## Recursive Feature Elimination (RFE) example
- https://www.kaggle.com/code/carlmcbrideellis/recursive-feature-elimination-rfe-example/notebook

<div style="text-align: right"> <b>Author : Kwang Myung Yu</b></div>
<div style="text-align: right"> Initial upload: 2023.7.17</div>
<div style="text-align: right"> Last update: 2023.7.17</div>

In [2]:
import os
import sys
import time
import numpy as np
import pandas as pd
import matplotlib as mpl
import matplotlib.pyplot as plt
import matplotlib.gridspec as gridspec
import seaborn as sns
from scipy import stats
import warnings; warnings.filterwarnings('ignore')
#plt.style.use('ggplot')
plt.style.use('seaborn-whitegrid')
%matplotlib inline

RFE는 backward feature elimination의 한 예이다.  
이 방법은 모든 특징을 사용하여 모델을 피팅한 다음, 매개 변수 n_features_to_select로 설정된 원하는 수의 특징이 남을 때까지 점진적으로 하나씩 가장 중요한 특징을 제거하여 재피팅할 때마다 제거한다.  

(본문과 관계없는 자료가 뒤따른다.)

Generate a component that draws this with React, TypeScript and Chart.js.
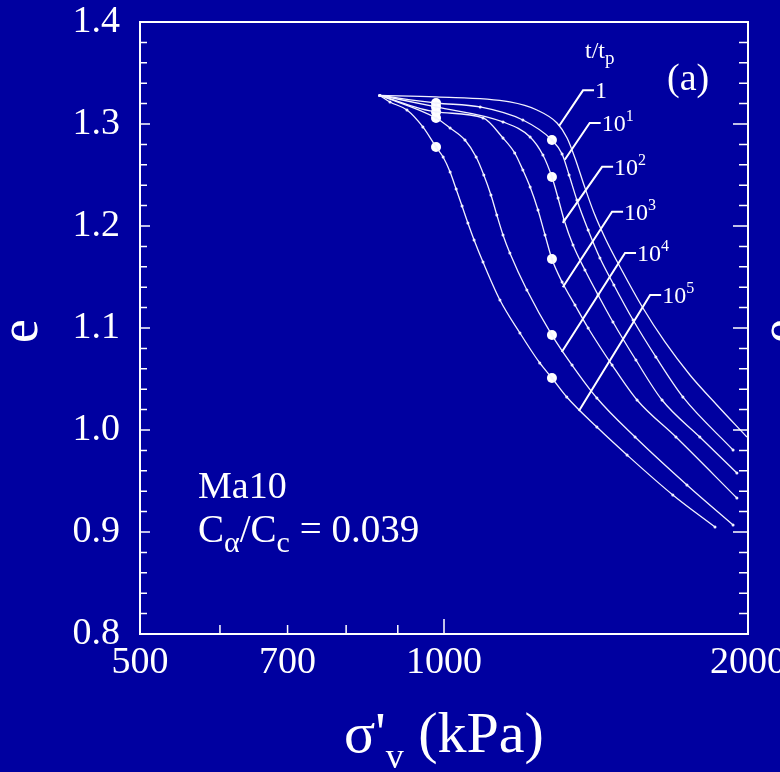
import React, { useEffect, useRef } from 'react';
import { Chart, registerables } from 'chart.js';

Chart.register(...registerables);

const BG = 'rgb(0,0,160)';
const FG = '#ffffff';
const LINE = '#f2f2ff';
const SERIF = '"Liberation Serif", "Times New Roman", Times, serif';

// ---- data: e vs sigma'v (kPa) for t/tp = 1 ... 10^5 ----
const sigma_1 = [864, 982, 1162, 1236, 1294, 1324, 1348, 1376, 1408, 1447, 1494, 1574, 1655, 1752, 1863, 1995];
const e_1 = [1.328, 1.3265, 1.3216, 1.3137, 1.301, 1.2863, 1.2667, 1.2402, 1.2127, 1.1863, 1.1598, 1.1196, 1.0863, 1.0539, 1.0245, 0.9931];

const sigma_10 = [864, 982, 1086, 1197, 1279, 1309, 1330, 1354, 1389, 1427, 1473, 1539, 1621, 1724, 1933];
const e_10 = [1.328, 1.3206, 1.3167, 1.3039, 1.2843, 1.2706, 1.25, 1.2255, 1.1961, 1.1686, 1.1422, 1.1078, 1.0716, 1.0324, 0.9804];

const sigma_100 = [864, 982, 1144, 1217, 1253, 1279, 1297, 1315, 1342, 1379, 1421, 1470, 1549, 1644, 1792, 1950];
const e_100 = [1.328, 1.3167, 1.302, 1.2873, 1.2696, 1.248, 1.2275, 1.2059, 1.1814, 1.1569, 1.1324, 1.1059, 1.0686, 1.0294, 0.9931, 0.9578];

const sigma_1000 = [864, 982, 1093, 1144, 1175, 1197, 1217, 1239, 1259, 1279, 1309, 1348, 1389, 1467, 1553, 1697, 1950];
const e_1000 = [1.328, 1.3118, 1.3059, 1.2863, 1.2716, 1.2549, 1.2382, 1.2157, 1.1912, 1.1676, 1.1451, 1.1225, 1.1, 1.0637, 1.0294, 0.9931, 0.9333];

const sigma_10000 = [864, 982, 1014, 1049, 1076, 1095, 1113, 1128, 1144, 1162, 1208, 1279, 1339, 1417, 1546, 1740, 1933];
const e_10000 = [1.328, 1.3059, 1.2961, 1.2843, 1.2676, 1.25, 1.2304, 1.2108, 1.1912, 1.1735, 1.1373, 1.0931, 1.0637, 1.0314, 0.9931, 0.9461, 0.9069];

const sigma_100000 = [864, 884, 919, 953, 982, 998, 1014, 1028, 1042, 1056, 1071, 1093, 1136, 1189, 1244, 1279, 1323, 1417, 1518, 1685, 1855];
const e_100000 = [1.328, 1.3216, 1.3137, 1.2971, 1.2775, 1.2676, 1.2529, 1.2363, 1.2196, 1.2029, 1.1863, 1.1647, 1.1275, 1.0951, 1.0657, 1.051, 1.0324, 1.0029, 0.9755, 0.9363, 0.9049];

// marked points
const dot_sigma = [982, 982, 982, 982, 982, 1279, 1279, 1279, 1279, 1279];
const dot_e = [1.3206, 1.3167, 1.3118, 1.3059, 1.2775, 1.2843, 1.248, 1.1676, 1.0931, 1.051];

// axes
const X_TICK_LABELS = [500, 700, 1000, 2000];
const X_MINOR_TICKS = [600, 700, 800, 900, 1000];
const Y_MIN = 0.8;
const Y_MAX = 1.4;

// leader labels (t/tp)
const LABEL_EXP = ['', '1', '2', '3', '4', '5'];
const LEADER_FROM_SIGMA = [1300, 1317, 1311, 1311, 1308, 1360];
const LEADER_FROM_E = [1.298, 1.265, 1.203, 1.14, 1.0765, 1.0186];
const LEADER_TO_SIGMA = [1373, 1394, 1434, 1467, 1511, 1600];
const LEADER_TO_E = [1.333, 1.301, 1.258, 1.214, 1.1735, 1.1324];

type Part = { t: string; size: number; dy?: number };

function font(size: number) {
  return `${size}px ${SERIF}`;
}

function richWidth(ctx: CanvasRenderingContext2D, parts: Part[]) {
  let w = 0;
  for (const p of parts) {
    ctx.font = font(p.size);
    w += ctx.measureText(p.t).width;
  }
  return w;
}

function drawRich(ctx: CanvasRenderingContext2D, x: number, y: number, parts: Part[]) {
  let cx = x;
  ctx.textAlign = 'left';
  ctx.textBaseline = 'alphabetic';
  for (const p of parts) {
    ctx.font = font(p.size);
    ctx.fillText(p.t, cx, y + (p.dy || 0));
    cx += ctx.measureText(p.t).width;
  }
}

const deco = {
  id: 'deco',
  beforeDraw(chart: any) {
    const { ctx, width, height } = chart;
    ctx.save();
    ctx.fillStyle = BG;
    ctx.fillRect(0, 0, width, height);
    ctx.restore();
  },
  afterDraw(chart: any) {
    const { ctx, chartArea: a, scales } = chart;
    const xs = scales.x;
    const ys = scales.y;
    ctx.save();
    ctx.strokeStyle = FG;
    ctx.fillStyle = FG;
    ctx.lineWidth = 2;
    ctx.strokeRect(a.left, a.top, a.right - a.left, a.bottom - a.top);

    // y ticks (inside, left and right)
    ctx.lineWidth = 1.5;
    ctx.beginPath();
    for (let i = 0; i <= 30; i++) {
      const v = Y_MIN + i * 0.02;
      const y = ys.getPixelForValue(v);
      const major = i % 5 === 0;
      ctx.moveTo(a.left, y);
      ctx.lineTo(a.left + (major ? 10 : 7), y);
      ctx.moveTo(a.right, y);
      ctx.lineTo(a.right - (major ? 15 : 9), y);
    }
    // x ticks (inside, bottom)
    for (const v of X_MINOR_TICKS) {
      const x = xs.getPixelForValue(v);
      ctx.moveTo(x, a.bottom);
      ctx.lineTo(x, a.bottom - (v === 1000 ? 15 : 9));
    }
    ctx.stroke();

    // leader lines and labels
    ctx.lineWidth = 2;
    for (let i = 0; i < LABEL_EXP.length; i++) {
      const x0 = xs.getPixelForValue(LEADER_FROM_SIGMA[i]);
      const y0 = ys.getPixelForValue(LEADER_FROM_E[i]);
      const x1 = xs.getPixelForValue(LEADER_TO_SIGMA[i]);
      const y1 = ys.getPixelForValue(LEADER_TO_E[i]);
      ctx.beginPath();
      ctx.moveTo(x0, y0);
      ctx.lineTo(x1, y1);
      ctx.lineTo(x1 + 11, y1);
      ctx.stroke();
      const parts: Part[] = i === 0
        ? [{ t: '1', size: 24 }]
        : [{ t: '10', size: 24 }, { t: LABEL_EXP[i], size: 16, dy: -10 }];
      drawRich(ctx, x1 + 12, y1 + 8, parts);
    }

    // t/tp header
    drawRich(ctx, 585, 58, [{ t: 't/t', size: 24 }, { t: 'p', size: 19, dy: 6 }]);
    // (a)
    drawRich(ctx, 667, 90, [{ t: '(a)', size: 38 }]);

    // Ma10 and ratio
    drawRich(ctx, 198, 498, [{ t: 'Ma10', size: 38 }]);
    drawRich(ctx, 198, 542, [
      { t: 'C', size: 39 },
      { t: '\u03b1', size: 30, dy: 10 },
      { t: '/C', size: 39 },
      { t: 'c', size: 30, dy: 10 },
      { t: ' = 0.039', size: 39 },
    ]);

    // x axis title
    const xt: Part[] = [
      { t: "\u03c3'", size: 58 },
      { t: 'v', size: 36, dy: 16 },
      { t: ' (kPa)', size: 58 },
    ];
    const w = richWidth(ctx, xt);
    drawRich(ctx, (a.left + a.right) / 2 - w / 2, 752, xt);

    // y axis title (rotated)
    ctx.font = font(54);
    ctx.textAlign = 'center';
    ctx.textBaseline = 'middle';
    ctx.save();
    ctx.translate(23, 331);
    ctx.rotate(-Math.PI / 2);
    ctx.fillText('e', 0, 0);
    ctx.restore();
    // neighbouring panel's axis title, cut by the edge
    ctx.save();
    ctx.translate(783, 331);
    ctx.rotate(-Math.PI / 2);
    ctx.fillText('e', 0, 0);
    ctx.restore();

    ctx.restore();
  },
};

function curve(label: string, sig: number[], e: number[], dotted: boolean) {
  return {
    label,
    data: sig.map((s, i) => ({ x: s, y: e[i] })),
    borderColor: LINE,
    backgroundColor: LINE,
    borderWidth: 1.3,
    pointRadius: dotted ? 1.5 : 0,
    pointBorderWidth: 0,
    cubicInterpolationMode: 'monotone' as const,
    fill: false,
  };
}

export default function App() {
  const ref = useRef<HTMLCanvasElement | null>(null);

  useEffect(() => {
    document.body.style.margin = '0';
    document.body.style.background = BG;
    const canvas = ref.current;
    if (!canvas) return;
    const datasets: any[] = [
      curve('1', sigma_1, e_1, false),
      curve('10^1', sigma_10, e_10, true),
      curve('10^2', sigma_100, e_100, true),
      curve('10^3', sigma_1000, e_1000, true),
      curve('10^4', sigma_10000, e_10000, true),
      curve('10^5', sigma_100000, e_100000, true),
      {
        label: 'markers',
        data: dot_sigma.map((s, i) => ({ x: s, y: dot_e[i] })),
        showLine: false,
        pointRadius: 5,
        pointBackgroundColor: FG,
        pointBorderColor: FG,
        pointBorderWidth: 0,
      },
    ];
    const chart = new Chart(canvas, {
      type: 'line',
      data: { datasets },
      options: {
        responsive: false,
        animation: false,
        devicePixelRatio: 1,
        events: [],
        layout: { padding: { top: 22, right: 32, left: 0, bottom: 0 } },
        plugins: {
          legend: { display: false },
          tooltip: { enabled: false },
          title: { display: false },
        },
        scales: {
          x: {
            type: 'logarithmic',
            min: 500,
            max: 2000,
            grid: { display: false, drawTicks: false },
            border: { display: false },
            afterBuildTicks: (s: any) => {
              s.ticks = X_TICK_LABELS.map((v) => ({ value: v }));
            },
            afterFit: (s: any) => {
              s.height = 138;
              s.paddingLeft = 0;
              s.paddingRight = 0;
            },
            ticks: {
              color: FG,
              font: { family: SERIF, size: 38 },
              padding: 6,
              autoSkip: false,
              maxRotation: 0,
              minRotation: 0,
              callback: (v: any) => String(v),
            },
          },
          y: {
            type: 'linear',
            min: Y_MIN,
            max: Y_MAX,
            grid: { display: false, drawTicks: false },
            border: { display: false },
            afterFit: (s: any) => {
              s.width = 140;
              s.paddingTop = 0;
              s.paddingBottom = 0;
            },
            ticks: {
              stepSize: 0.1,
              color: FG,
              font: { family: SERIF, size: 38 },
              padding: 20,
              callback: (v: any) => Number(v).toFixed(1),
            },
          },
        },
      } as any,
      plugins: [deco],
    });
    return () => chart.destroy();
  }, []);

  return (
    <div style={{ position: 'fixed', left: 0, top: 0, width: 780, height: 772, background: BG }}>
      <canvas ref={ref} width={780} height={772} style={{ display: 'block' }} />
    </div>
  );
}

사이킷런에서는 sklearn.feature_selection.RFE가 제공된다.   
비슷한 것으로 교차검증 기능이 통합된 sklearn.feature_selection.RFECV도 있다.

RFE와 반대로 피처를 축정하는 방법이 있다. 
이것은 sklearn.feature_selection.f_regression을 사용하면 된다.   

도메인 지식이 있어서 어떤 피처가 중요한지 않다면 이 두가지 방법보다 개선된 결과를 얻을 수도 있다. 

In [3]:
train = pd.read_csv("../data/house-price/train.csv", index_col=0)
test = pd.read_csv("../data/house-price/test.csv", index_col=0)

target = 'SalePrice'

X_train = train.select_dtypes(include=['number']).copy()
X_train = X_train.drop([target], axis=1)
y_train = train[target]
X_test  = test.select_dtypes(include=['number']).copy()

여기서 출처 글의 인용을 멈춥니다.